- **Material**:
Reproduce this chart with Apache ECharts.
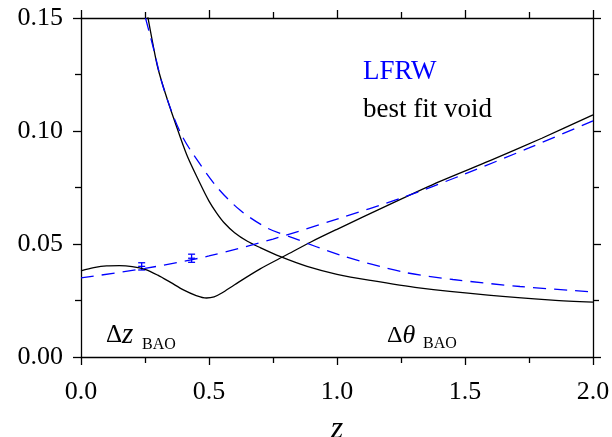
<!DOCTYPE html>
<html>
<head>
<meta charset="utf-8">
<script src="https://cdn.jsdelivr.net/npm/echarts@6/dist/echarts.min.js"></script>
<style>
  html, body { margin: 0; padding: 0; background: #fff; }
  #chart { width: 612px; height: 437px; }
</style>
</head>
<body>
<div id="chart"></div>
<script>
// best fit void, Δθ (falling) curve
const voidThetaZ = [0.261, 0.28, 0.30, 0.33, 0.367, 0.413, 0.46, 0.50, 0.53, 0.56, 0.60, 0.65, 0.70, 0.777, 0.883, 1.0, 1.13, 1.32, 1.59, 1.84, 2.0];
const voidThetaV = [0.1505, 0.139, 0.128, 0.1165, 0.104, 0.0895, 0.078, 0.069, 0.0637, 0.0593, 0.055, 0.0512, 0.0484, 0.0445, 0.0401, 0.0366, 0.0339, 0.0306, 0.0274, 0.0252, 0.0243];

// best fit void, Δz (rising) curve
const voidZZ = [0, 0.05, 0.1, 0.15, 0.2, 0.25, 0.3, 0.35, 0.4, 0.45, 0.49, 0.52, 0.55, 0.6, 0.7, 0.8, 0.9, 1.0, 1.2, 1.4, 1.6, 1.8, 2.0];
const voidZV = [0.0381, 0.0395, 0.0403, 0.0404, 0.0400, 0.0388, 0.0362, 0.0330, 0.0297, 0.0272, 0.0261, 0.0266, 0.0283, 0.0320, 0.0390, 0.0450, 0.0510, 0.0565, 0.0672, 0.0776, 0.0870, 0.0968, 0.1071];

// LFRW, Δθ curve
const lfrwThetaZ = [0.252, 0.283, 0.315, 0.354, 0.393, 0.432, 0.531, 0.621, 0.727, 0.828, 1.012, 1.258, 1.453, 1.715, 2.0];
const lfrwThetaV = [0.150, 0.1366, 0.1218, 0.1086, 0.0982, 0.0908, 0.0752, 0.065, 0.0571, 0.0527, 0.0451, 0.0376, 0.0343, 0.0312, 0.0288];

// LFRW, Δz curve
const lfrwZZ = [0, 0.25, 0.5, 0.75, 1.0, 1.25, 1.5, 1.75, 2.0];
const lfrwZV = [0.0350, 0.0392, 0.0447, 0.0522, 0.0610, 0.0703, 0.0810, 0.0925, 0.1045];

// BAO points with error bars
const baoZ = [0.237, 0.432];
const baoV = [0.0401, 0.0437];
const baoErr = [0.0016, 0.0018];

const xTicks = ['0.0', '0.5', '1.0', '1.5', '2.0'];

const serif = 'Liberation Serif, Times New Roman, serif';
const blue = '#0000ff';

function pairs(xs, ys) {
  return xs.map((x, i) => [x, ys[i]]);
}

const myChart = echarts.init(document.getElementById('chart'));

const axisCommon = {
  type: 'value',
  axisLine: { show: true, onZero: false, lineStyle: { color: '#000', width: 1.3 } },
  axisTick: { show: true, inside: false, length: 8, lineStyle: { color: '#000', width: 1.3 } },
  minorTick: { show: true, splitNumber: 2, length: 6, lineStyle: { color: '#000', width: 1.3 } },
  splitLine: { show: false },
  minorSplitLine: { show: false }
};

const option = {
  animation: false,
  grid: { left: 81, right: 19, top: 18, bottom: 80, containLabel: false, outerBoundsMode: 'none' },
  xAxis: [
    Object.assign({}, axisCommon, {
      position: 'bottom',
      min: 0, max: 2, interval: 0.5,
      axisLabel: {
        color: '#000', fontFamily: serif, fontSize: 26, margin: 22,
        formatter: v => xTicks[Math.round(v / 0.5)]
      },
      name: 'z',
      nameLocation: 'middle',
      nameGap: 73,
      nameTextStyle: { color: '#000', fontFamily: serif, fontStyle: 'italic', fontSize: 32, verticalAlign: 'middle' }
    }),
    Object.assign({}, axisCommon, {
      position: 'top',
      min: 0, max: 2, interval: 0.5,
      axisLabel: { show: false }
    })
  ],
  yAxis: [
    Object.assign({}, axisCommon, {
      position: 'left',
      min: 0, max: 0.15, interval: 0.05,
      axisLabel: {
        color: '#000', fontFamily: serif, fontSize: 26, margin: 18,
        formatter: v => v.toFixed(2)
      }
    }),
    Object.assign({}, axisCommon, {
      position: 'right',
      min: 0, max: 0.15, interval: 0.05,
      axisLabel: { show: false }
    })
  ],
  series: [
    {
      type: 'line', data: pairs(voidThetaZ, voidThetaV), showSymbol: false, symbol: 'none',
      smooth: 0.3, clip: true,
      lineStyle: { color: '#000', width: 1.3 }
    },
    {
      type: 'line', data: pairs(voidZZ, voidZV), showSymbol: false, symbol: 'none',
      smooth: 0.3, clip: true,
      lineStyle: { color: '#000', width: 1.3 }
    },
    {
      type: 'line', data: pairs(lfrwThetaZ, lfrwThetaV), showSymbol: false, symbol: 'none',
      smooth: 0.3, clip: true,
      lineStyle: { color: blue, width: 1.3, type: [13, 8] }
    },
    {
      type: 'line', data: pairs(lfrwZZ, lfrwZV), showSymbol: false, symbol: 'none',
      smooth: 0.3, clip: true,
      lineStyle: { color: blue, width: 1.3, type: [13, 8] }
    },
    {
      type: 'custom',
      data: baoZ.map((z, i) => [z, baoV[i], baoV[i] - baoErr[i], baoV[i] + baoErr[i]]),
      renderItem: function (params, api) {
        const mid = api.coord([api.value(0), api.value(1)]);
        const lo = api.coord([api.value(0), api.value(2)]);
        const hi = api.coord([api.value(0), api.value(3)]);
        const w = 3.5;
        const st = { stroke: blue, lineWidth: 1.3 };
        return {
          type: 'group',
          children: [
            { type: 'line', shape: { x1: lo[0], y1: lo[1], x2: hi[0], y2: hi[1] }, style: st },
            { type: 'line', shape: { x1: lo[0] - w, y1: lo[1], x2: lo[0] + w, y2: lo[1] }, style: st },
            { type: 'line', shape: { x1: hi[0] - w, y1: hi[1], x2: hi[0] + w, y2: hi[1] }, style: st },
            { type: 'line', shape: { x1: mid[0] - w, y1: mid[1], x2: mid[0] + w, y2: mid[1] }, style: st }
          ]
        };
      }
    }
  ],
  graphic: [
    { type: 'text', left: 363, top: 58, style: { text: 'LFRW', fill: blue, font: '27px ' + serif } },
    { type: 'text', left: 363, top: 96, style: { text: 'best fit void', fill: '#000', font: '27px ' + serif } },
    {
      type: 'text', x: 106, y: 335,
      style: {
        text: '{a|Δ}{b|z}', verticalAlign: 'middle',
        rich: {
          a: { fontFamily: serif, fontSize: 25, fill: '#000' },
          b: { fontFamily: serif, fontSize: 29, fontStyle: 'italic', fill: '#000' }
        }
      }
    },
    { type: 'text', x: 142, y: 345, style: { text: 'BAO', fill: '#000', font: '16px ' + serif, verticalAlign: 'middle' } },
    {
      type: 'text', x: 387, y: 336,
      style: {
        text: '{a|Δ}{b|θ}', verticalAlign: 'middle',
        rich: {
          a: { fontFamily: serif, fontSize: 24, fill: '#000' },
          b: { fontFamily: serif, fontSize: 26, fontStyle: 'italic', fill: '#000' }
        }
      }
    },
    { type: 'text', x: 423, y: 344, style: { text: 'BAO', fill: '#000', font: '16px ' + serif, verticalAlign: 'middle' } }
  ]
};

if (option && typeof option === 'object') {
  myChart.setOption(option);
}
</script>
</body>
</html>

- **The problem**:
From the listing above, collect every line that mentions the word "with".

- **Answer to the task**:
Reproduce this chart with Apache ECharts.
// BAO points with error bars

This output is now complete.